With mountain and outdoor garments, the story is even more delicate. Some technical membranes and water-repellent finishes can benefit from controlled, brief drying, while other materials prefer air drying. That is why a dryer for sports clothing is chosen not only for speed, but for the ability to adapt to different fabrics without imposing uniform heat on everything. The appliance should accompany the garment, not force it.
There is one detail that often goes unnoticed: the true bulk of the load. A batch of five T-shirts, three pairs of leggings, and some technical socks behaves differently from two towels, a sweatshirt, and a lightweight jacket. The dryer must be able to handle small loads without losing efficiency. For the sports user, that means less need to mix incompatible garments just to fill the drum.
The role of pre-washing in drying results
A dryer cannot fix a bad wash beforehand. If clothes come out of the washer with too much detergent, fabric softener residue, or sweat fixed into the fibers, drying only finishes consolidating the problem. Odor stays trapped, the feel worsens, and the garment may look clean on the outside but still fail in use. Proper drying starts earlier, with the wash and the spin cycle.
Sportswear usually benefits from short washes, cold or lukewarm water, and mild liquid detergents, preferably without harsh additives. Once clean, it should be put in the dryer without having been left for hours crumpled in the basket or inside the washing machine. Trapped moisture feeds odors and creates a false sense of freshness, as if the laundry were fine when in fact it has begun to deteriorate from the inside.
Drying also depends on how the load is arranged. Very heavy garments mixed with very light ones create uneven moisture points. That is why dryers with sensors and specific synthetic cycles offer better results for this kind of laundry. They do not eliminate the need to read labels, but they do reduce the margin for error in daily use.
Odors, elasticity, and colors: the three most sensitive fronts
Bad odors do not always come from visible dirt. In sportswear, sweat becomes embedded in the fiber and, if it dries before washing, leaves behind compounds that resist regular cycles more stubbornly. A very hot dryer can seal that problem instead of solving it. By contrast, moderate drying, well ventilated and without overloading, helps finish the job without cooking the fabric.
Elasticity is the second front. Stretch fibers suffer under prolonged heat, and that deterioration translates into garments that no longer fit the same, hang worse, or lose their shape. It is a slow loss, almost invisible at first, but obvious when a T-shirt no longer regains its silhouette or leggings begin to give where they once held. A dryer for sports clothing should minimize that wear, not accelerate it.
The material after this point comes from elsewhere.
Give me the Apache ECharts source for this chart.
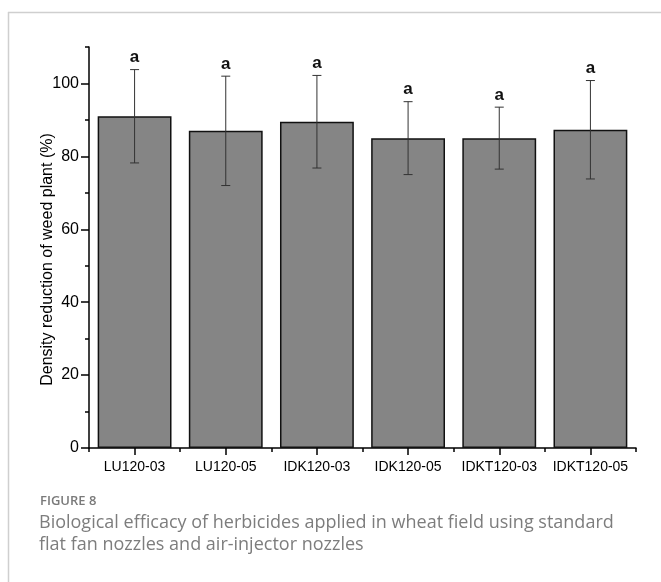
<!DOCTYPE html>
<html>
<head>
<meta charset="utf-8">
<script src="https://cdn.jsdelivr.net/npm/echarts@6/dist/echarts.min.js"></script>
<style>
  html, body { margin: 0; padding: 0; background: #fff; }
  #chart { width: 661px; height: 582px; }
</style>
</head>
<body>
<div id="chart"></div>
<script>
// data
var categories = ['LU120-03', 'LU120-05', 'IDK120-03', 'IDK120-05', 'IDKT120-03', 'IDKT120-05'];
var means = [91.0, 87.0, 89.5, 85.0, 85.0, 87.3];
var errors = [12.8, 15.0, 12.7, 10.0, 8.5, 13.5];
var letters = ['a', 'a', 'a', 'a', 'a', 'a'];
var yMajorTicks = [0, 20, 40, 60, 80, 100];
var yMinorTicks = [10, 30, 50, 70, 90, 110];

var errData = means.map(function (m, i) {
  return [i, m + errors[i], m - errors[i], letters[i]];
});

var font = '"Liberation Sans", Arial, sans-serif';

// error bar with caps and the group letter above it
function renderErr(params, api) {
  var x = api.value(0);
  var hi = api.coord([x, api.value(1)]);
  var lo = api.coord([x, api.value(2)]);
  var half = 4.5;
  var st = { stroke: '#333', lineWidth: 1 };
  return {
    type: 'group',
    children: [
      { type: 'line', shape: { x1: hi[0], y1: hi[1], x2: lo[0], y2: lo[1] }, style: st },
      { type: 'line', shape: { x1: hi[0] - half, y1: hi[1], x2: hi[0] + half, y2: hi[1] }, style: st },
      { type: 'line', shape: { x1: lo[0] - half, y1: lo[1], x2: lo[0] + half, y2: lo[1] }, style: st },
      {
        type: 'text',
        style: {
          x: hi[0], y: hi[1] - 12, text: api.value(3),
          align: 'center', verticalAlign: 'middle',
          font: 'bold 17px ' + font, fill: '#111'
        }
      }
    ]
  };
}

var chart = echarts.init(document.getElementById('chart'));
chart.setOption({
  animation: false,
  grid: { left: 89, right: 25, top: 47, bottom: 134 },
  xAxis: [{
    type: 'category',
    data: categories,
    axisLine: { lineStyle: { color: '#000', width: 1.5 } },
    axisTick: { show: true, alignWithLabel: true, interval: 0, length: 7, lineStyle: { color: '#000', width: 1.5 } },
    axisLabel: { interval: 0, color: '#000', fontFamily: font, fontSize: 14, margin: 12 }
  }, {
    type: 'category',
    data: categories,
    position: 'bottom',
    axisLine: { show: false },
    axisTick: { show: true, interval: 0, length: 4, lineStyle: { color: '#000', width: 1.5 } },
    axisLabel: { show: false }
  }],
  yAxis: [{
    type: 'value',
    min: 0, max: 110, interval: 10,
    name: 'Density reduction of weed plant (%)',
    nameLocation: 'middle',
    nameGap: 33,
    nameMoveOverlap: false,
    nameTextStyle: { color: '#000', fontFamily: font, fontSize: 16, padding: [0, 24, 0, 0] },
    axisLine: { show: true, lineStyle: { color: '#000', width: 1.5 } },
    axisTick: { show: true, length: 8, customValues: yMajorTicks, lineStyle: { color: '#000', width: 1.5 } },
    axisLabel: { customValues: yMajorTicks, color: '#000', fontFamily: font, fontSize: 16, margin: 10 },
    splitLine: { show: false }
  }, {
    type: 'value',
    position: 'left',
    min: 0, max: 110, interval: 10,
    axisLine: { show: false },
    axisTick: { show: true, length: 4, customValues: yMinorTicks, lineStyle: { color: '#000', width: 1.5 } },
    axisLabel: { show: false },
    splitLine: { show: false }
  }],
  series: [{
    type: 'bar',
    data: means,
    barWidth: '81%',
    itemStyle: { color: '#858585', borderColor: '#111', borderWidth: 1.5 }
  }, {
    type: 'custom',
    renderItem: renderErr,
    data: errData,
    z: 5
  }],
  graphic: [
    { type: 'line', shape: { x1: 8, y1: 12.5, x2: 661, y2: 12.5 }, style: { stroke: '#cfcfcf', lineWidth: 1.5 } },
    { type: 'line', shape: { x1: 8.5, y1: 12, x2: 8.5, y2: 582 }, style: { stroke: '#cfcfcf', lineWidth: 1.5 } },
    {
      type: 'text', left: 40, top: 495,
      style: { text: 'FIGURE 8', font: '600 13px "Open Sans", sans-serif', fill: '#7a7a7a' }
    },
    {
      type: 'text', left: 39, top: 512,
      style: {
        text: 'Biological efficacy of herbicides applied in wheat field using standard\nflat fan nozzles and air-injector nozzles',
        font: '18px "Open Sans", sans-serif', lineHeight: 22, fill: '#7d7d7d'
      }
    }
  ]
});
</script>
</body>
</html>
Color is the third sensitive point. Technical garments often feature intense dyes, logos, and prints that provide identity and visibility. Too aggressive drying dulls those tones and visually ages the garment before its time. A gentle cycle, on the other hand, helps preserve the original look through more washes, something that in sports gear is noticeable both at home and in the locker room.
When to use it and when it is better to let the garment breathe
Not everything in sports laundry needs to go through the dryer. Frequently used synthetic T-shirts, technical underwear, socks, lightweight towels, or certain training garments often benefit from gentle drying. But there are materials that still do better in fresh air, especially if they include delicate treatments, padding, or very specific finishes. Caution, here, is worth more than speed.
In humid climates or apartments without a convenient drying area, the dryer becomes almost a household hygiene tool. It prevents garments from staying damp for hours, reduces the risk of persistent odor, and makes it easier to rotate training clothes. For anyone training several days a week, that is a concrete advantage, not a luxury. Laundry stops being a wait and becomes a more predictable sequence.
However, even in homes where the dryer is used daily, it is wise to set aside garments with an explicit instruction not to use heat or mechanical drying. The label remains the final word, not out of formality, but because each manufacturer designs its materials with different margins. Some clothing tolerates a gentle cycle better; some prefers the patience of the clothesline.
What to look at before buying without getting lost in the spec sheet
The best spec sheet is the one that translates numbers into real use. A 7 or 8 kg capacity may be enough for most households, but in a home with lots of sports activity, the speed of short programs, temperature stability, and easy access to the filter may matter more. Filter cleaning, in fact, is not a minor detail: a dirty filter reduces efficiency, lengthens the cycle, and forces the machine to work worse.
It is also worth considering whether the dryer offers a visible condensation tank, a full-tank alert, and a clear end-of-program signal. These are simple functions, but they make daily life easier and prevent interruptions. When sportswear is used frequently, small repeated inconveniences end up mattering more than a flashy display or a shiny finish on the door.
Installation deserves a practical look. Some models can be placed under a countertop or easily integrated into small spaces, which is useful in apartments where laundry competes for every inch of space. And if use is going to be intensive, the solidity of the drum, the quality of the side panels, and the air distribution end up making the difference between a comfortable machine and one that always seems to be working at the limit.
A purchase measured by the wear it prevents
A good dryer does more than dry: it preserves what sports clothing costs to gain. It maintains fit, protects breathability, better preserves colors, and reduces the punishment fibers suffer over the months. In a wardrobe full of technical garments, that care translates into fewer replacements, less loss of performance, and less feeling that each season forces you to start from scratch.
That is why the most useful criterion is not to look for a machine that heats more, but one that knows how to heat less and dry better. Sports clothing calls for precision, and the right dryer responds with gentle programs, reliable sensors, and sensible thermal management. In everyday use, that combination delivers exactly what it promises: laundry ready, garments intact, and less silent wear.
Technical clothing is part of training just as much as shoes or a sports watch. Treating it well is not an accessory gesture, but a way to extend its useful life and preserve its performance. Between harsh drying and measured drying there is more difference than it seems, and that is where a good dryer stops being just another appliance and becomes a key part of the sports routine.